(via sexisnottheenemy)
Do I have your attention now?
Ah, there you are. Thanks for coming back as I return to my musings.
To do that, I’m going to jump off the back of what is maybe the most overemphasised question when it comes to slash fandom: ‘Why are the fen predominantly women and the characters predominantly men?’
It’s overemphasised enough and has been written about enough (notably here… go read… it’s an interesting article from early days of acafandom) that I’m not going into it here.
My piggy-backing goes from there into some of the issues surrounding female and feminine identities and slash fandom.
Me, I’m someone who identifies as female and fairly feminine, so I’m serving as my own case study here. Hardly the most impartial or objective, and hardly scientific, but highly observable, and if anyone of you want to chime in with other perspectives, by all means do it, and increase the findings.
I find that my slash fandom consumption goes up in direct proportion to how emotionally un/fulfilling the rest of my life is.
When I’m happy and busy and generally emotionally satisfied, slash gets put on the backburner. If I’m in a romantic relationship, my slash fic reading is really only an occasional dalliance. I don’t write at all. I am fully capable of consuming canon without slash goggles on, and if I do watch a movie featuring a fey, swishy swashbuckling pirate or a tv show about co-dependent brothers who fight ghosts and repeatedly die for each other, well then those are just engaging characters, aren’t they?

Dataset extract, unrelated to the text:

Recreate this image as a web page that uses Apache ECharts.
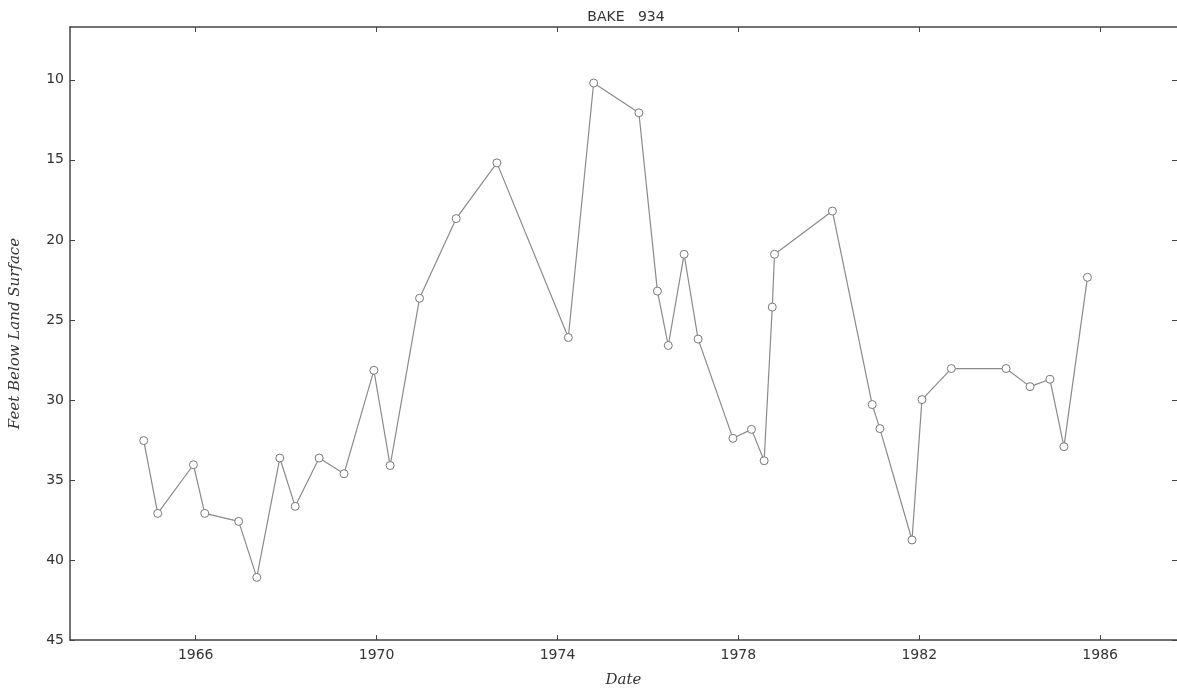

When I’m not getting my emotional jollies from a rich personal life (be it work, romance, environment, socialising, etc), then damn if Jack Sparrow isn’t the gayest gay pirate that ever nanced his way down the pike, and shit, how can those Winchester boys NOT be screwing each other silly?!
What this highlights for me, really, is one of the important things I get out of fandom. I rely on it not just to provide fantasy fodder of attractive dudes going at it, but also for the emotional resonance that comes from writing done primarily by and for women. Sure, a good PWP can get the blood racing, but my favourite stories are always the ones with a hefty dose of feelings. Give me some drawn-out UST finally culminating in a couple coming together (pun very much intended) or a slowly-growing, quiet, deep kind of love, or hell, even some schmooptastic curtain!fic, but oh god, give me the emo porn!
And yes, I connect this to the female/feminine identity thing, because, on the whole I am indeed convinced that those of the girlier persuasions are the ones who want more emotional depth out of their fannish materials. If you’re a male/masculine type and feel this same way, by all means jump on in and tell me I’m being narrow-minded.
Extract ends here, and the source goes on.